- Supreme Court of the United States

Argued April 20, 2026 Decided June 18, 2026
- Full case name: T.M. v. University of Maryland Medical System Corporation
- Docket no.: 25-197
- Citations: 608 U.S. __ (more)
- Argument: Oral argument

Case history
- Prior: 139 F. 4th 344 (CA4 2025), certiorari granted, 607 U. S. 1079 (2025)

Holding
- The Rooker–Feldman doctrine bars federal district court jurisdiction over cases brought by state-court losers complaining of injuries caused by state-court judgments rendered before the district court proceedings commenced and seeking district court review and rejection of those judgments, regardless of whether the state-court judgment remains subject to further review in state appellate proceedings.

Court membership
- Chief Justice John Roberts Associate Justices Clarence Thomas · Samuel Alito Sonia Sotomayor · Elena Kagan Neil Gorsuch · Brett Kavanaugh Amy Coney Barrett · Ketanji Brown Jackson

Case opinions
- Majority: Sotomayor, joined by Thomas, Alito, Kavanaugh, Jackson
- Concurrence: Thomas
- Dissent: Barrett, joined by Roberts, Kagan, Gorsuch

= T.M. v.

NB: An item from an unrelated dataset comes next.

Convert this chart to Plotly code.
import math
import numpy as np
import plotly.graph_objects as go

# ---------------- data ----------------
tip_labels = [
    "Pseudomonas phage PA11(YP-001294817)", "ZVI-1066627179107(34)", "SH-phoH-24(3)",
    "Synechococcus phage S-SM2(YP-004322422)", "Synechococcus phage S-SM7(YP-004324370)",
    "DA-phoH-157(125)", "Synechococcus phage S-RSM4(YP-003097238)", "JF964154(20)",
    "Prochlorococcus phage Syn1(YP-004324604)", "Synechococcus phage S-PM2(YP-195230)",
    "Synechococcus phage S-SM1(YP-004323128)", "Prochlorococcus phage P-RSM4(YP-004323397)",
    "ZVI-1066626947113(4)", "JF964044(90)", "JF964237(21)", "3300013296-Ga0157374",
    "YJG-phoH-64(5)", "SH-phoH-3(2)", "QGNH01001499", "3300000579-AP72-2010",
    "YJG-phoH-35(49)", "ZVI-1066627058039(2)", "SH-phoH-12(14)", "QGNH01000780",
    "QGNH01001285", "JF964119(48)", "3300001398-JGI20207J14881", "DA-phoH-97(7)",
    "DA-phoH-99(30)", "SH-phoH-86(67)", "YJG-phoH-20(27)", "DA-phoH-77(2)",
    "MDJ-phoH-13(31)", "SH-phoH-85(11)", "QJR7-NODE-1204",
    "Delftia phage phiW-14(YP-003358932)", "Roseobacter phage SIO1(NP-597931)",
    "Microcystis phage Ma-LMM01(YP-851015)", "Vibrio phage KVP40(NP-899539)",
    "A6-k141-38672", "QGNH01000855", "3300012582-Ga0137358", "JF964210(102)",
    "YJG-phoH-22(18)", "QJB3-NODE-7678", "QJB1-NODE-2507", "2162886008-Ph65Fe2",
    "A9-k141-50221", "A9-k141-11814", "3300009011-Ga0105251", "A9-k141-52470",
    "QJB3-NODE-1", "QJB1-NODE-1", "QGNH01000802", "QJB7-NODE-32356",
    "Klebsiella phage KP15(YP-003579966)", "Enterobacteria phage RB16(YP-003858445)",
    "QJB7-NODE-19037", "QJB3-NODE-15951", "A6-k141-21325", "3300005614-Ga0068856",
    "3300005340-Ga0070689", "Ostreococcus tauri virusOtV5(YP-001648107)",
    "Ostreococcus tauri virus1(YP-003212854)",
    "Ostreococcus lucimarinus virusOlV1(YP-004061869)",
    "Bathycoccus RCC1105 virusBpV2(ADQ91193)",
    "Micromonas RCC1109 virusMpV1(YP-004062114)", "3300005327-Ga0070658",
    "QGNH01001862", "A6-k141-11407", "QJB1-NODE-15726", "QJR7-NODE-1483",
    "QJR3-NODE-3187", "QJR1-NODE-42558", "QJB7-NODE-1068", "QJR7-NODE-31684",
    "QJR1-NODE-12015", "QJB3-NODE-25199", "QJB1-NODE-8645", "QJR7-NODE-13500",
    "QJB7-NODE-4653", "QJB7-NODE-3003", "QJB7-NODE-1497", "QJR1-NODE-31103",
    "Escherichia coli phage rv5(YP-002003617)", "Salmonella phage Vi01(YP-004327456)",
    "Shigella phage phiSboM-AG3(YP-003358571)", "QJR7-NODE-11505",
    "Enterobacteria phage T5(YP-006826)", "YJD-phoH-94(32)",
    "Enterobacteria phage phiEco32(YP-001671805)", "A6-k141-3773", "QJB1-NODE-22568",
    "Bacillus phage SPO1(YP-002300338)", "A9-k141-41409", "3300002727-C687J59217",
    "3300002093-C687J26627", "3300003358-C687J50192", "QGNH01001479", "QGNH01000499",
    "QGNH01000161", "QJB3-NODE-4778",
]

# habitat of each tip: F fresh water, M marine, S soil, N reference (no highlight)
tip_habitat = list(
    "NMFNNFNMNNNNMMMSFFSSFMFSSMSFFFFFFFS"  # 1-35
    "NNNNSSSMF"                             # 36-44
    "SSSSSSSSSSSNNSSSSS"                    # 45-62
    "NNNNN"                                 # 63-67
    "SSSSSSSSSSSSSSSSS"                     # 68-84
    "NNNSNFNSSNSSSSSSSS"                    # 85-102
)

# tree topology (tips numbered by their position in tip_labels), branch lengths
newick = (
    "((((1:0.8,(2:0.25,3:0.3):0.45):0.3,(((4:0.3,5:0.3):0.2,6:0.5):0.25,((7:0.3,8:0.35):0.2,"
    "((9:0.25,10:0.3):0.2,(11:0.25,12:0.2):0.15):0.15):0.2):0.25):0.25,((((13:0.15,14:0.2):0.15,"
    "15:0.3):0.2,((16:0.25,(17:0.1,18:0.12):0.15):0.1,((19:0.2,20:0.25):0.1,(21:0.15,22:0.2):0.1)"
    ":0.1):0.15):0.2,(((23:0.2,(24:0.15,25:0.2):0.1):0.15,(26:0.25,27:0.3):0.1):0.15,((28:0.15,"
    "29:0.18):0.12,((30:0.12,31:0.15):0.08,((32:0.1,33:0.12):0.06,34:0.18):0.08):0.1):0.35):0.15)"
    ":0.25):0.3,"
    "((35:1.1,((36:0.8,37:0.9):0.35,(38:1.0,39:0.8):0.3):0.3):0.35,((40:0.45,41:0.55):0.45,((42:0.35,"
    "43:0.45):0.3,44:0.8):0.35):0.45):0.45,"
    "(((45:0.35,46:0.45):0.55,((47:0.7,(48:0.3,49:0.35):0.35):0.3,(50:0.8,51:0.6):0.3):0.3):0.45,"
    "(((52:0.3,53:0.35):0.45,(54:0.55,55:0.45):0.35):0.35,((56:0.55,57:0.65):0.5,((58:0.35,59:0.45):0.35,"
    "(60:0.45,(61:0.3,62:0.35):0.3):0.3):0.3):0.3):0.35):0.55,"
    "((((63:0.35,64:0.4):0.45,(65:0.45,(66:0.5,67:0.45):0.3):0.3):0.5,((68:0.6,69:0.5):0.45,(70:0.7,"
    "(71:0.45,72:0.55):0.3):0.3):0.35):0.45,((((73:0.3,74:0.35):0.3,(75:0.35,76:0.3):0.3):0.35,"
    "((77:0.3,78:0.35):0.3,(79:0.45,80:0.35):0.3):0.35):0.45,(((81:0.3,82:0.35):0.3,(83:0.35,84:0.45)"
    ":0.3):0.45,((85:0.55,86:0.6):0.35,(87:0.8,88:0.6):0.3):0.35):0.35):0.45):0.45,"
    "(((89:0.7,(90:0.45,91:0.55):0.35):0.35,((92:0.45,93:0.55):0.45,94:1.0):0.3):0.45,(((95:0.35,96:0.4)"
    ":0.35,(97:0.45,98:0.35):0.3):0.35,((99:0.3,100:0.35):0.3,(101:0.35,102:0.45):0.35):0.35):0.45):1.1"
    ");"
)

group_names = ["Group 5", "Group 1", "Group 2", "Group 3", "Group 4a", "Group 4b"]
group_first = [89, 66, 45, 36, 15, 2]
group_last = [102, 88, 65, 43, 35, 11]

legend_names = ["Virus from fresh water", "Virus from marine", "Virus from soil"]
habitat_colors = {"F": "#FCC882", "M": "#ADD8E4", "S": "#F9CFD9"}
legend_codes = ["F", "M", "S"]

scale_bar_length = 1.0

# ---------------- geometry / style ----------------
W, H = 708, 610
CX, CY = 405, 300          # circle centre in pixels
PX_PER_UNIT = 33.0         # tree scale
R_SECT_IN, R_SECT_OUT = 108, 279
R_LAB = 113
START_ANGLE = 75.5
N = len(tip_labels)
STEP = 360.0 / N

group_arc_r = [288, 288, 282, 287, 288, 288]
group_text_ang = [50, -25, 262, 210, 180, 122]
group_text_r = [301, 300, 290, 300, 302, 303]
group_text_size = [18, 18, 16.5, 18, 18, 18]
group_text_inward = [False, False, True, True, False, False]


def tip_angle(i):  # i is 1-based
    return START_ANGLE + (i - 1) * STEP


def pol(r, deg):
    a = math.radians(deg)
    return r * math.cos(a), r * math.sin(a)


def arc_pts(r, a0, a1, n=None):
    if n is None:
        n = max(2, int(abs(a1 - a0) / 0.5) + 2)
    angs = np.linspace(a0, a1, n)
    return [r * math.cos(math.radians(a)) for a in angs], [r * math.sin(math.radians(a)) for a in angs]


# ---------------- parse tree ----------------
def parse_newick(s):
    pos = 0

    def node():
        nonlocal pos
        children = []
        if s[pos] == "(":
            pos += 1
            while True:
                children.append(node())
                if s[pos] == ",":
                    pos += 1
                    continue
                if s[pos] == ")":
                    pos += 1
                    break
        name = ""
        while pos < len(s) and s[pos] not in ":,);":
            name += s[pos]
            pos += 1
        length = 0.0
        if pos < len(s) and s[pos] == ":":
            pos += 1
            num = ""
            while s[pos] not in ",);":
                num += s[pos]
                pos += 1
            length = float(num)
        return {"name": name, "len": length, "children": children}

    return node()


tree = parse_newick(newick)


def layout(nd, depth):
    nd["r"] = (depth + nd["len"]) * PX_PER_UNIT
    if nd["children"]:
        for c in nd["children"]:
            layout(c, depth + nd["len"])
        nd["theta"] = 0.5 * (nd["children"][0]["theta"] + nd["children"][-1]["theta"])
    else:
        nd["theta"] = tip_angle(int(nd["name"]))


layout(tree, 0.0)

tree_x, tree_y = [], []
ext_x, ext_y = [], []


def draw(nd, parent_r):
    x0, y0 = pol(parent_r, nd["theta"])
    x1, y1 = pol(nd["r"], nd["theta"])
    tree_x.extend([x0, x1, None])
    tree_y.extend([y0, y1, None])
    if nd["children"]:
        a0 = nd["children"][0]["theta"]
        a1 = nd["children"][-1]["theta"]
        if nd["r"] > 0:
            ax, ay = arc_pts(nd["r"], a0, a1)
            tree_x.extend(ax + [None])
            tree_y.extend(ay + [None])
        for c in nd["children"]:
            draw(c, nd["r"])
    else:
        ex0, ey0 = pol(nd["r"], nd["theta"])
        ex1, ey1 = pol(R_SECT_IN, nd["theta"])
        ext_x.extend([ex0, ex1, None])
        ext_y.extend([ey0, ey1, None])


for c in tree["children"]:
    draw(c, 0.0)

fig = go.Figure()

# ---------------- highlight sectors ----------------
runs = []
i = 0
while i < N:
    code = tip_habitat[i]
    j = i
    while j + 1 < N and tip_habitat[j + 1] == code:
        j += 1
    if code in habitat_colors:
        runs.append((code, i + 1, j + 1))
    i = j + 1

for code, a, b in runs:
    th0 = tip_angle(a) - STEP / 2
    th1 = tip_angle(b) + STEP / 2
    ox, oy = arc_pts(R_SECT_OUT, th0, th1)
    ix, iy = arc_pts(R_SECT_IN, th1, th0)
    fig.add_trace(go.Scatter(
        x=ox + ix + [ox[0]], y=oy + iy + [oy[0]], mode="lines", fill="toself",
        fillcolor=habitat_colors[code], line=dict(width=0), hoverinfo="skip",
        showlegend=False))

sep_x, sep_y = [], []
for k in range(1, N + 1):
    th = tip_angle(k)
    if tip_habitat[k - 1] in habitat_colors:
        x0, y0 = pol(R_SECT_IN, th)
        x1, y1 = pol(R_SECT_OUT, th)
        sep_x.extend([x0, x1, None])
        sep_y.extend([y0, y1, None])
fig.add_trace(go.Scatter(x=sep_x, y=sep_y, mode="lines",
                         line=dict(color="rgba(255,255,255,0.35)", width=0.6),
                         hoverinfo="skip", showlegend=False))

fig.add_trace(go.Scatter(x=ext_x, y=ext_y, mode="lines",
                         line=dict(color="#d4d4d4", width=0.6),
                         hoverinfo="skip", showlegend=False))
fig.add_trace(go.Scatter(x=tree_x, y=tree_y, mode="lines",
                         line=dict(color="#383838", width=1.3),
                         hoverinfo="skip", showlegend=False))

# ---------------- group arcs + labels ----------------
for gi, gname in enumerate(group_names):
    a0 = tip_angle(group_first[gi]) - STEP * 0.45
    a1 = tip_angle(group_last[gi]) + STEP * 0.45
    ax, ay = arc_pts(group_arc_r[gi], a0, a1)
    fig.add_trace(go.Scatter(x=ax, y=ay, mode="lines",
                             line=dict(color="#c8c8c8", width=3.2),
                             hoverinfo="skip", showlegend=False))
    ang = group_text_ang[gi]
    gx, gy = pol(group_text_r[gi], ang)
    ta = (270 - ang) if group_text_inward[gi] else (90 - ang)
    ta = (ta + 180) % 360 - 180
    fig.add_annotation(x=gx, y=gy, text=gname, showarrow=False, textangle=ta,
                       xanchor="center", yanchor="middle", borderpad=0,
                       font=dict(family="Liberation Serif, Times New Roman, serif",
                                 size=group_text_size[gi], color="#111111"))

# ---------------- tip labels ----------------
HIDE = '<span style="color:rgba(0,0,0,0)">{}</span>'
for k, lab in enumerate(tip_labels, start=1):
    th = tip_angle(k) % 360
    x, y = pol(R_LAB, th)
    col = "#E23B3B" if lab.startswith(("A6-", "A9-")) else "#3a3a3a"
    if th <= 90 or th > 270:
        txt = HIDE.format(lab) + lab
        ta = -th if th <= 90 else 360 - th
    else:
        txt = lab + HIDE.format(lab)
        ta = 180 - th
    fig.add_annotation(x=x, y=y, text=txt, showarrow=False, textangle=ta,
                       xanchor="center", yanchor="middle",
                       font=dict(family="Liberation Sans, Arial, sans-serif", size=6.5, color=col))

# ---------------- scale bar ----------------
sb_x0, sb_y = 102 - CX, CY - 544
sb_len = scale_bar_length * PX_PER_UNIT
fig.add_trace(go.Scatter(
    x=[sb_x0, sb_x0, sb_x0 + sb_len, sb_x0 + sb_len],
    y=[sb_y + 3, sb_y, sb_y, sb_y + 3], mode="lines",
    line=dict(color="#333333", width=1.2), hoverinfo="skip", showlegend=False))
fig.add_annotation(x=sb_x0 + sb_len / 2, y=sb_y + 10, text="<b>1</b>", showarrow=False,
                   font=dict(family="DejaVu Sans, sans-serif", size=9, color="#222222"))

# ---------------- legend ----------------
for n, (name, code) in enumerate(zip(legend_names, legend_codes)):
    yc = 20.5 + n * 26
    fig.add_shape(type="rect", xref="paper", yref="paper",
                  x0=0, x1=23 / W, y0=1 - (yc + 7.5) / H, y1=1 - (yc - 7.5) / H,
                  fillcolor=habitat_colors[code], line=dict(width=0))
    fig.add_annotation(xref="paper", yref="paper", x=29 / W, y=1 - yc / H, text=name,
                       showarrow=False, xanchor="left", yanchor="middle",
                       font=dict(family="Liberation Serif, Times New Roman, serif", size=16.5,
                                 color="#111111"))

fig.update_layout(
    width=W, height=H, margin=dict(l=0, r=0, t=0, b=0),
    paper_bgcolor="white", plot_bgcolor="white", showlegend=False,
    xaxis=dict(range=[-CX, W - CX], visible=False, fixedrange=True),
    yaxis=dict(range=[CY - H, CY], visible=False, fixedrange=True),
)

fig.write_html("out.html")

University of Maryland Medical System Corp. =

T.M. v. University of Maryland Medical System Corporation, , was a United States Supreme Court case concerning the Rooker–Feldman doctrine. In a 5-4 decision authored by Justice Sonia Sotomayor, the Court held that this doctrine bars federal court review of state court decisions even if those decisions are subject to further review in state court.